Friday, April 15, 2011

Great Expectations and Great Disappointments for Impossible Dreams.

Sometimes I wish I could give me a good shake, and after that I would like to shake up some of the folk I know. But we can’t change ourselves; - only God can do that as we submit to Him. Even less can we change others, and again, only God can do that, but not on our instruction!
Perhaps my intention to write a Blog at least 3 times a week was an impossible dream, and perhaps being disappointed with me is a natural outcome, but I still have Great Expectations as to what God will do in me, and even through me, because I have laid urgent requests before the throne of His Grace.
Some of the recent distractions have been concern for others, and Proverbs 14:10 comes to mind. Each heart knows its own bitterness, and no one else can share its joy.
We can try to empathise; we can try to advise; we can offer support and sympathy, hands on or off.  We can rejoice and give praise, or join in commiseration. Words, or acts of comfort can do much, but can’t change minds, or mind sets. Only God can do that, and He responds to prayer, in His time.
Proverbs 14:13 is a reminder of our mixed moods. Even in laughter the heart may ache, and joy may end in grief.
But aren’t we made for ups and downs, like the troughs of waves. Without the movement of waves, movement of what is on and in the waves is also stopped. It is good to be on the crest, but to rise from the trough again entails effort. Not to make the effort could lead to drowning in the depths of depression or doubt.
I am reminded of comments by Screwtape, a senior demon, in his letters to nephew Wormwood, a junior (“The Screwtape Letters” by C S Lewis). He has explained that because Wormwood has seen his “patient’s religious phase dying away,” this is no cause for celebration. Humans go through undulation in every department of their lives, - interest in work, affection for friends, physical appetites, all go up and down. Periods of emotional and bodily richness and liveliness will alternate with periods of numbness and poverty. He goes on to explain the tactics of the Enemy, (God) by pointing out the difference in their desires. While the demonic forces want to absorb the human’s will into their own, and assimilate them, God wants a world full of beings united to Him, in lives qualitatively like his own, but yet distinct.
“And that is where the troughs come in,” he writes. “You must have often wondered why the Enemy [God] does not make more use of His power to be sensibly present to human souls in any degree He chooses and at any moment. But you now see that the Irresistible and the Indisputable are the two weapons which the very nature of His scheme forbids Him to use. Merely to over-ride a human will (as His felt presence in any but the faintest and most unmitigated degree would certainly do) would be for Him useless. He cannot ravish. He can only woo. For His ignoble idea is to eat the cake and have it; the creatures are to be one with Him, but yet themselves; merely to cancel them or assimilate them, will not serve.”

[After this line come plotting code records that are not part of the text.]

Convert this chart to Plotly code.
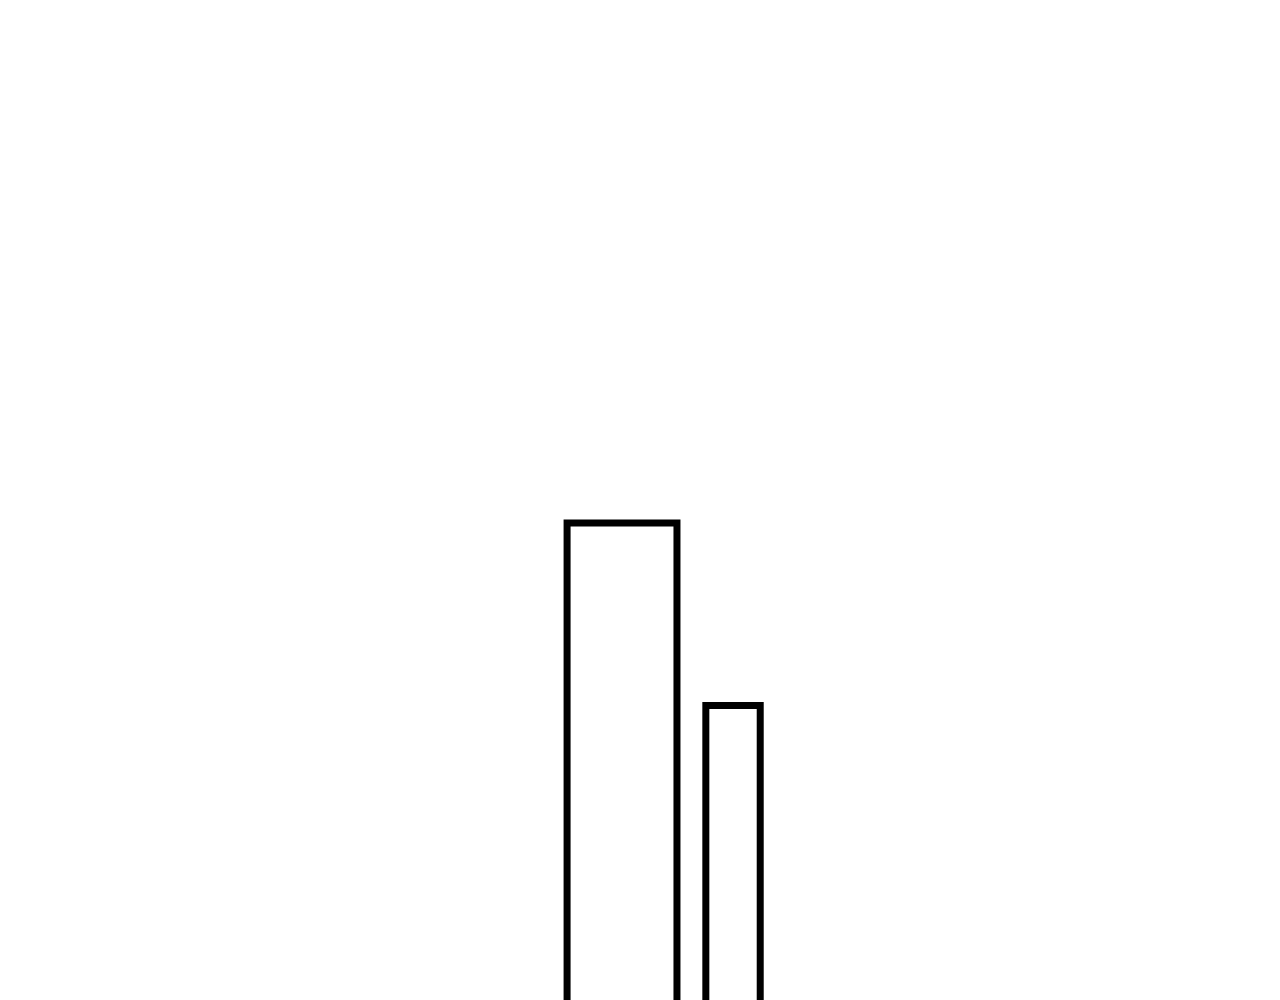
import plotly.graph_objects as go

# bar values
categories = ["A", "B"]
values = [20, 14]

bar_widths = [0.99, 0.49]

fig = go.Figure(
    go.Bar(
        x=categories,
        y=values,
        width=bar_widths,
        marker=dict(color="white", line=dict(color="black", width=7)),
    )
)

fig.update_layout(
    width=1280,
    height=1000,
    margin=dict(l=0, r=0, t=0, b=0),
    paper_bgcolor="white",
    plot_bgcolor="white",
    showlegend=False,
)
# page body adds ~8px offset, ranges compensate for it
fig.update_xaxes(visible=False, range=[-5.532, 6.0])
fig.update_yaxes(visible=False, range=[4.05, 36.93])

fig.write_html("out.html")
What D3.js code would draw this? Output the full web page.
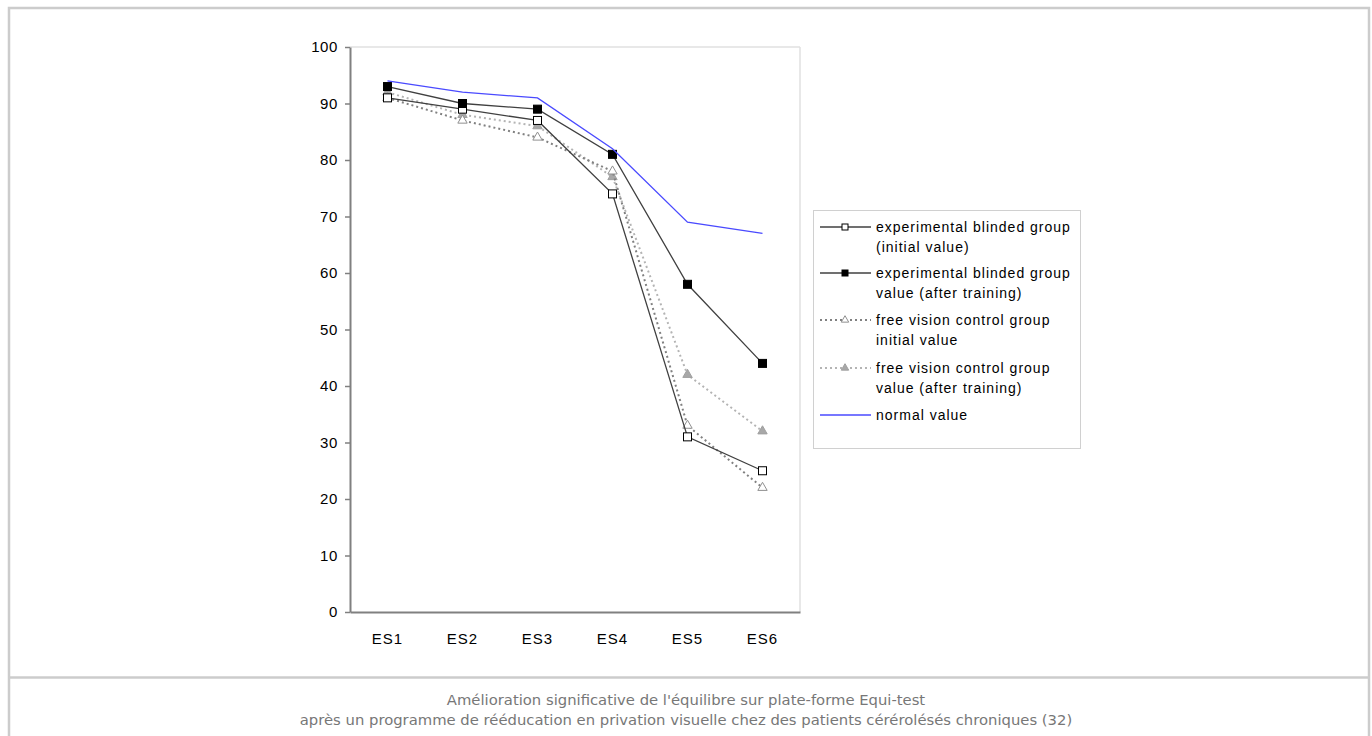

As Screwtape continues his assertions, he concedes that God gives protection to His children in the early days of their commitment, but sooner or later He withdraws  a little, “if not in fact, at least from their conscious experience, all those supports and incentives. He leaves the creature to stand up on its own legs – to carry out from the will alone duties which have lost all relish. It is during such trough periods, much more than during the peak periods, that it is growing into the kind of creature He wants it to be. Hence the prayers offered in the state of dryness are those which please Him best.”
Does this make sense to you, as it certainly does to me? It is most certainly in the down days that one clings more passionately to the Rock, and is most grateful to The Anchor preventing us from being swept away.
Screwtape  confirms that the more the demonic forces can interfere with the will of humans, the better, but is insightful in his closing words. “He, [God] cannot “tempt” to virtue as we do to vice. He wants them to learn to walk and must therefore take away His hand; and if only the will to walk is really there He is pleased even with their stumbles. Do not be deceived, Wormwood. Our cause is never more in danger than when a human, no longer desiring, but still intending, to do our Enemy’s will, looks round upon a universe from which every trace of Him seems to have vanished, and asks why he has been forsaken, and still obeys.”
Keep on keeping on, my brothers and sisters in Christ, and remember with me, The Lord is close to the brokenhearted and saves those who are crushed in spirit. Psalm 34:18
It comes to pass – The righteous cry out, and the Lord hears them; He delivers them from all their troubles. (Psalm 34:17) In His time.